Count how many lines hold the string "Recreate". Give that number alone.

### Data provided:
════════════════

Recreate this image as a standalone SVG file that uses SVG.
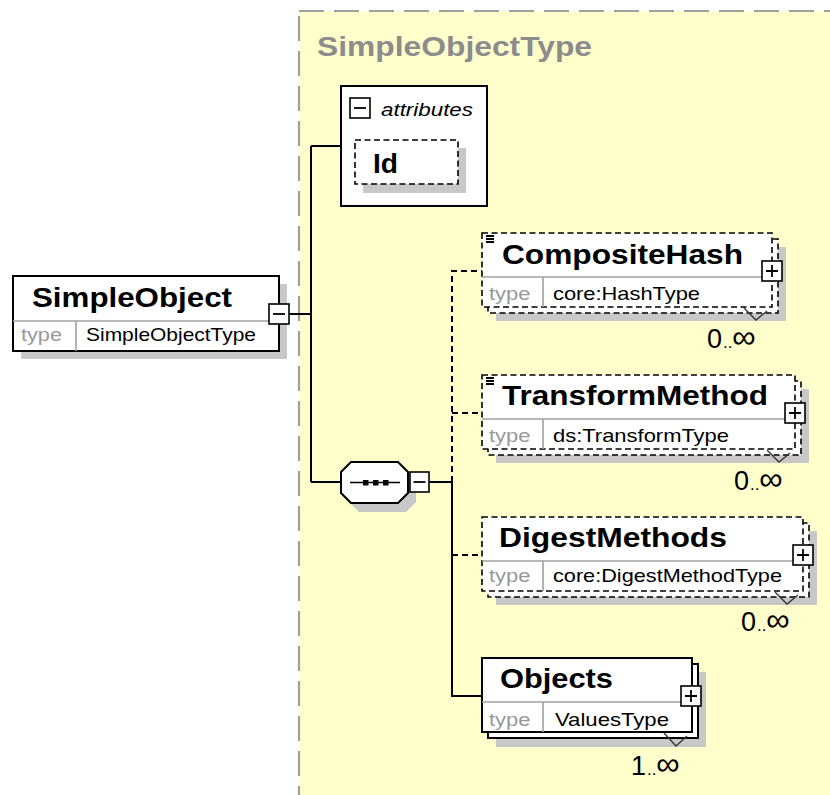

════════════════

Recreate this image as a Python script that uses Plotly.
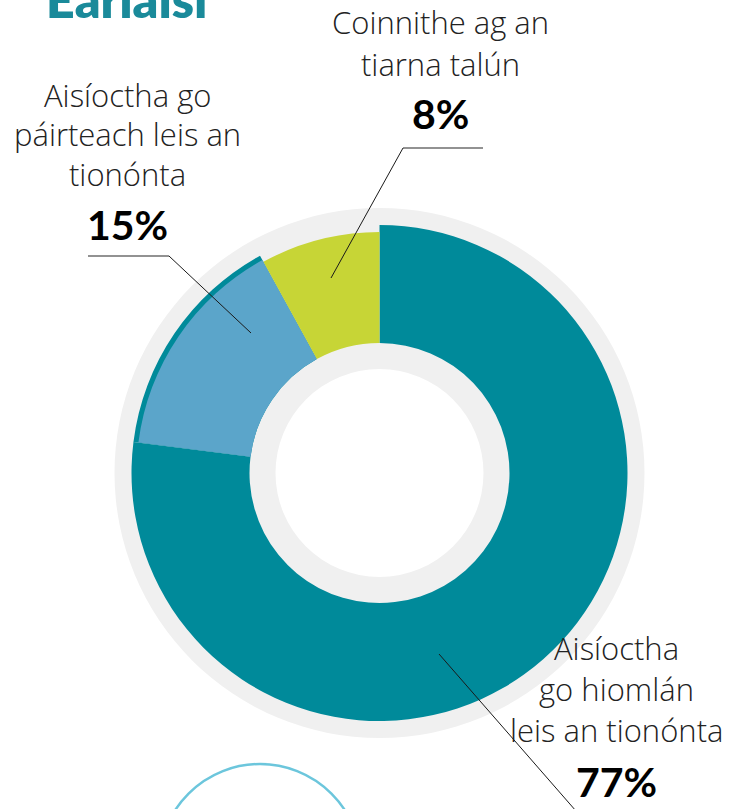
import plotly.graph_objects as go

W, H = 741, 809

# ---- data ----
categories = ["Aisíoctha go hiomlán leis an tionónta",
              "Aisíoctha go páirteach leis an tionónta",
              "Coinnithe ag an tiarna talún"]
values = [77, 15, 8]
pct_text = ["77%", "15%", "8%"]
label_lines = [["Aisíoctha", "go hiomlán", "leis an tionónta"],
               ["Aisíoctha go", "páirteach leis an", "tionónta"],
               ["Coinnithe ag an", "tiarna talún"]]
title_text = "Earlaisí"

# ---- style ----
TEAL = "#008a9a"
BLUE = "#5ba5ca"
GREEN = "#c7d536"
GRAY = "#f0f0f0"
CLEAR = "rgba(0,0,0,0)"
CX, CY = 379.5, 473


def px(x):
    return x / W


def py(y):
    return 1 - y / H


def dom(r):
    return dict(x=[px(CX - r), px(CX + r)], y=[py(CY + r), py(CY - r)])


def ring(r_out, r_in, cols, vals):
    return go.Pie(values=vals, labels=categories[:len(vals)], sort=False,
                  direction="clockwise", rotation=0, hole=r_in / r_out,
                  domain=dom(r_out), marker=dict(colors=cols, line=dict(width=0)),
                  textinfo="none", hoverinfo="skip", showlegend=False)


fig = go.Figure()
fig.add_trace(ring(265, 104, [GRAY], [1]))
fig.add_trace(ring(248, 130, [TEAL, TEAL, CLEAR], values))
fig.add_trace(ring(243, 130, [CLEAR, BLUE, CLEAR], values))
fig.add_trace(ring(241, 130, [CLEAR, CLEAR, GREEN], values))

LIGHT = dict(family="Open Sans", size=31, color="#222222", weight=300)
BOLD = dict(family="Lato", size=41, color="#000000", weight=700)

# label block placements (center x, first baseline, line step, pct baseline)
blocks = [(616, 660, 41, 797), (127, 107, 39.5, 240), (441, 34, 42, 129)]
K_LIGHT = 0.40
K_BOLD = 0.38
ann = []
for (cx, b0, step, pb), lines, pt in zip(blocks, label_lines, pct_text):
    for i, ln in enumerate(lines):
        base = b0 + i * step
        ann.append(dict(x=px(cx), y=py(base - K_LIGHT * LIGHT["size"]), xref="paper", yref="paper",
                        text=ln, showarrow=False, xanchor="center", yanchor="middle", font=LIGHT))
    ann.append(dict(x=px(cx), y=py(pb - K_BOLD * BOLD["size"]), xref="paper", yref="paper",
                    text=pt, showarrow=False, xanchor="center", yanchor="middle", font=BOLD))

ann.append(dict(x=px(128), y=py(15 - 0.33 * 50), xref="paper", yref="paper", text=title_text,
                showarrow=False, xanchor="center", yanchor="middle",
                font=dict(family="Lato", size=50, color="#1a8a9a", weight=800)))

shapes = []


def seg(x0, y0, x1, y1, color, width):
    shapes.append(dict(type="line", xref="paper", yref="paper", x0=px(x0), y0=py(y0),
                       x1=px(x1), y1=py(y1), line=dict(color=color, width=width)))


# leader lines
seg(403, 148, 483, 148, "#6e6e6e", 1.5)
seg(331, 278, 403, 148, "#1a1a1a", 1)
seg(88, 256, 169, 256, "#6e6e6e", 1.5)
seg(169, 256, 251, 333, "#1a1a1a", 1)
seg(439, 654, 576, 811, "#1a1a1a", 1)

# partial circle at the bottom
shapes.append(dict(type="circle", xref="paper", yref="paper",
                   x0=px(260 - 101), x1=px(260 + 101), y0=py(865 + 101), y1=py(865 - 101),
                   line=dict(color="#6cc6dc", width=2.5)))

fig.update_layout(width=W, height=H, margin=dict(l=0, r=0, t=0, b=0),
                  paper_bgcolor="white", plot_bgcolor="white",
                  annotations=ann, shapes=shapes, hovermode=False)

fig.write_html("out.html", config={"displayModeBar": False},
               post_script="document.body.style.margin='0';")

════════════════

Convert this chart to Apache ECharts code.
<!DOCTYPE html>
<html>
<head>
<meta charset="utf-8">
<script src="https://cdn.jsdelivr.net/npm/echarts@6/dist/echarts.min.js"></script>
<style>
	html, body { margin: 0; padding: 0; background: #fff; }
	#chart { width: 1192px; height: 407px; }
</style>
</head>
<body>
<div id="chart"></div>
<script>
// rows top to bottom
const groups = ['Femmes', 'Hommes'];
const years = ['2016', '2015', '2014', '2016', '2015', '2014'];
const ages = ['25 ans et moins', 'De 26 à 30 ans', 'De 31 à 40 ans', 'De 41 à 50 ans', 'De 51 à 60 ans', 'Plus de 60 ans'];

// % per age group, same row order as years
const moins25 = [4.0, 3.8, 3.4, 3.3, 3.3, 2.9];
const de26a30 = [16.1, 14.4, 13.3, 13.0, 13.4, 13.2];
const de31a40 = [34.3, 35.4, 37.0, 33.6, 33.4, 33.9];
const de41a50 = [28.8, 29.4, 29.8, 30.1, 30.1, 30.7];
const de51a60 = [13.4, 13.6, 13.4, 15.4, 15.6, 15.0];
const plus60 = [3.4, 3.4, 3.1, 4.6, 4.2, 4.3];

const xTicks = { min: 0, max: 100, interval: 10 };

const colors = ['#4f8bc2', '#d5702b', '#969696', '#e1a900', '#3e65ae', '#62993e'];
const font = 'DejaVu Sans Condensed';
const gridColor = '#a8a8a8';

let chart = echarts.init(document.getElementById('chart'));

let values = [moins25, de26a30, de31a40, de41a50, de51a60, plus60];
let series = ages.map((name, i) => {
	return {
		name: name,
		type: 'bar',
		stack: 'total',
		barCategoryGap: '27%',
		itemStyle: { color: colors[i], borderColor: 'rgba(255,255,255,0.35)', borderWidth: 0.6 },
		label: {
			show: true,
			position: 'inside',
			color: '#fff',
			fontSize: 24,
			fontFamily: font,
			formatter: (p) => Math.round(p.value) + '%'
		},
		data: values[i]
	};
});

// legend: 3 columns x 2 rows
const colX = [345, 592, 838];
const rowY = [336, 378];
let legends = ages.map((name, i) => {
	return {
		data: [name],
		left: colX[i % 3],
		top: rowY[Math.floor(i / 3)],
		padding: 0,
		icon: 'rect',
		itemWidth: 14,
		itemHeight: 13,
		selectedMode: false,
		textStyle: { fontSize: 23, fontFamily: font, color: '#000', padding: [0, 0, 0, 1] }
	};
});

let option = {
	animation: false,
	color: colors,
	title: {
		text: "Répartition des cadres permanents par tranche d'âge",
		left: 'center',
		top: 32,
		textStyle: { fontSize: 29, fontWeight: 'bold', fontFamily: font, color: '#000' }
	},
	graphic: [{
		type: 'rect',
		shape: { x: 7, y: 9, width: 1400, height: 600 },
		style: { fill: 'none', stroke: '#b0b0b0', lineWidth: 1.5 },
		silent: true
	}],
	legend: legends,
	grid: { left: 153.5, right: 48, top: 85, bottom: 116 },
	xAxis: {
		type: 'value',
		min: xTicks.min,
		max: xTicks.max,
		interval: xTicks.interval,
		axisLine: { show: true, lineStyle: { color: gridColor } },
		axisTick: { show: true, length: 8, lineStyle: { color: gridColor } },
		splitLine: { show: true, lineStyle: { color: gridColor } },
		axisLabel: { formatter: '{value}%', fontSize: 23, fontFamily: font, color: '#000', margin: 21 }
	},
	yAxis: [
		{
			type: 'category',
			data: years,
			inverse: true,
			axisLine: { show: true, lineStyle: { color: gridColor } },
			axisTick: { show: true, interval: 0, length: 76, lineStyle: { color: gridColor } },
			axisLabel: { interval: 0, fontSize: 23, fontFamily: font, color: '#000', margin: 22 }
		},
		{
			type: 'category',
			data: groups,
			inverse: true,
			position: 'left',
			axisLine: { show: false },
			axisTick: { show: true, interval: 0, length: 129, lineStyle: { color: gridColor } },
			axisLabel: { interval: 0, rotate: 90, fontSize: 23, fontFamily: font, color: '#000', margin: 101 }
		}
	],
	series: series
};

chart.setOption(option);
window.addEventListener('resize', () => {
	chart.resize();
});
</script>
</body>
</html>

════════════════

### Solution to this exercise:
2